- WRITTEN REQUEST: Your task is to reproduce, verbatim and without pictures, the lines from the opening of the listing through the line containing "import * as d3 from 'd3'".

- DATA LINES:

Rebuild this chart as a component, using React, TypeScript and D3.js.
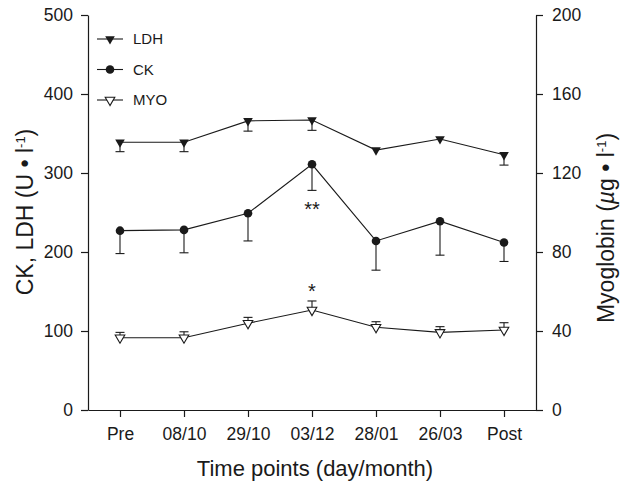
import React, { useEffect, useRef } from 'react'
import * as d3 from 'd3'

const categories = ['Pre', '08/10', '29/10', '03/12', '28/01', '26/03', 'Post']
const ldh = [339, 339, 366, 367, 329, 343, 323]
const ldhErr = [12, 12, 13, 13, 0, 0, 13]
const ck = [227, 228, 249, 311, 214, 239, 212]
const ckErr = [29, 29, 35, 33, 37, 43, 24]
const myo = [36.6, 36.6, 43.9, 50.6, 41.9, 39.3, 40.5]
const myoErr = [2.7, 3.0, 3.0, 4.6, 2.8, 2.9, 3.7]
const leftTicks = [0, 100, 200, 300, 400, 500]
const rightTicks = [0, 40, 80, 120, 160, 200]

const W = 627
const H = 485
const margin = { top: 15, right: 91, bottom: 75, left: 88 }
const FONT = "'Liberation Sans', Arial, sans-serif"
const INK = '#1a1a1a'

function App() {
  const axisRef = useRef<SVGGElement>(null)

  const x = d3.scaleLinear().domain([-0.5, categories.length - 0.5]).range([margin.left, W - margin.right])
  const yL = d3.scaleLinear().domain([0, 500]).range([H - margin.bottom, margin.top])
  const yR = d3.scaleLinear().domain([0, 200]).range([H - margin.bottom, margin.top])

  const triDown = d3.symbol(d3.symbolTriangle, 40)()
  const lineL = d3.line<number>().x((_, i) => x(i)).y((d) => yL(d))
  const lineR = d3.line<number>().x((_, i) => x(i)).y((d) => yR(d))

  useEffect(() => {
    const g = d3.select(axisRef.current)
    g.selectAll('*').remove()
    const left = g.append('g').attr('transform', `translate(${margin.left},0)`)
      .call(d3.axisLeft(yL).tickValues(leftTicks).tickSize(7).tickSizeOuter(0).tickPadding(8))
    const right = g.append('g').attr('transform', `translate(${W - margin.right},0)`)
      .call(d3.axisRight(yR).tickValues(rightTicks).tickSize(7).tickSizeOuter(0).tickPadding(9))
    const bottom = g.append('g').attr('transform', `translate(0,${H - margin.bottom})`)
      .call(d3.axisBottom(x).tickValues(d3.range(categories.length)).tickFormat((d) => categories[+d]).tickSize(7).tickSizeOuter(0).tickPadding(11))
    ;[left, right, bottom].forEach((a) => {
      a.selectAll('path, line').attr('stroke', INK).attr('stroke-width', 1.2)
      a.selectAll('text').attr('font-family', FONT).attr('font-size', 17.5).attr('fill', INK)
    })
  }, [])

  const legend = [
    { label: 'LDH', kind: 'ldh' },
    { label: 'CK', kind: 'ck' },
    { label: 'MYO', kind: 'myo' },
  ]
  const legendY = d3.scalePoint<string>().domain(legend.map((d) => d.label)).range([39, 100])

  const marker = (kind: string, cx: number, cy: number, key: string | number) => {
    if (kind === 'ck') return <circle key={key} cx={cx} cy={cy} r={4.3} fill={INK} />
    if (kind === 'ldh')
      return <path key={key} d={triDown!} transform={`translate(${cx},${cy}) rotate(180)`} fill={INK} />
    return (
      <path key={key} d={triDown!} transform={`translate(${cx},${cy}) rotate(180)`} fill="#fff" stroke={INK} strokeWidth={1.1} />
    )
  }

  // skip bars whose error is too small to show
  const errBar = (cx: number, y0: number, y1: number, key: string) =>
    y0 === y1 ? null : (
      <g key={key} stroke={INK} strokeWidth={1.1}>
        <line x1={cx} x2={cx} y1={y0} y2={y1} />
        <line x1={cx - 4.5} x2={cx + 4.5} y1={y1} y2={y1} />
      </g>
    )

  return (
    <div style={{ position: 'absolute', left: 0, top: 0 }}>
      <svg width={W} height={H} style={{ display: 'block', background: '#fff' }}>
        <g ref={axisRef} />

        {/* error bars */}
        {ck.map((v, i) => errBar(x(i), yL(v), yL(v - ckErr[i]), `ce${i}`))}
        {ldh.map((v, i) => errBar(x(i), yL(v), yL(v - ldhErr[i]), `le${i}`))}
        {myo.map((v, i) => errBar(x(i), yR(v), yR(v + myoErr[i]), `me${i}`))}

        {/* lines */}
        <path d={lineL(ldh)!} fill="none" stroke={INK} strokeWidth={1.1} />
        <path d={lineL(ck)!} fill="none" stroke={INK} strokeWidth={1.1} />
        <path d={lineR(myo)!} fill="none" stroke={INK} strokeWidth={1.1} />

        {/* markers */}
        {ldh.map((v, i) => marker('ldh', x(i), yL(v), `lm${i}`))}
        {ck.map((v, i) => marker('ck', x(i), yL(v), `cm${i}`))}
        {myo.map((v, i) => marker('myo', x(i), yR(v), `mm${i}`))}

        {/* significance */}
        <text x={x(3)} y={yL(ck[3] - ckErr[3]) + 26} textAnchor="middle" fontFamily={FONT} fontSize={20} fill={INK}>**</text>
        <text x={x(3)} y={yR(myo[3] + myoErr[3]) - 3} textAnchor="middle" fontFamily={FONT} fontSize={20} fill={INK}>*</text>

        {/* legend */}
        {legend.map((d) => (
          <g key={d.label}>
            <line x1={97} x2={123} y1={legendY(d.label)} y2={legendY(d.label)} stroke={INK} strokeWidth={1.1} />
            {marker(d.kind, 110, legendY(d.label)!, 'lg' + d.label)}
            <text x={133} y={legendY(d.label)} dy="0.35em" fontFamily={FONT} fontSize={15} fill={INK}>{d.label}</text>
          </g>
        ))}

        {/* axis titles */}
        <text x={315} y={476} textAnchor="middle" fontFamily={FONT} fontSize={22} fill={INK}>Time points (day/month)</text>
        <text transform="translate(33,212) rotate(-90)" textAnchor="middle" fontFamily={FONT} fontSize={23} fill={INK}>
          CK, LDH (U • l<tspan dy={-8} fontSize={13}>-1</tspan><tspan dy={8}>)</tspan>
        </text>
        <text transform="translate(614,228) rotate(-90)" textAnchor="middle" fontFamily={FONT} fontSize={23} fill={INK}>
          Myoglobin (<tspan fontStyle="italic">µ</tspan>g • l<tspan dy={-8} fontSize={13}>-1</tspan><tspan dy={8}>)</tspan>
        </text>
      </svg>
    </div>
  )
}

export default App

- RESPONSE BELOW:
Rebuild this chart as a component, using React, TypeScript and D3.js.
import React, { useEffect, useRef } from 'react'
import * as d3 from 'd3'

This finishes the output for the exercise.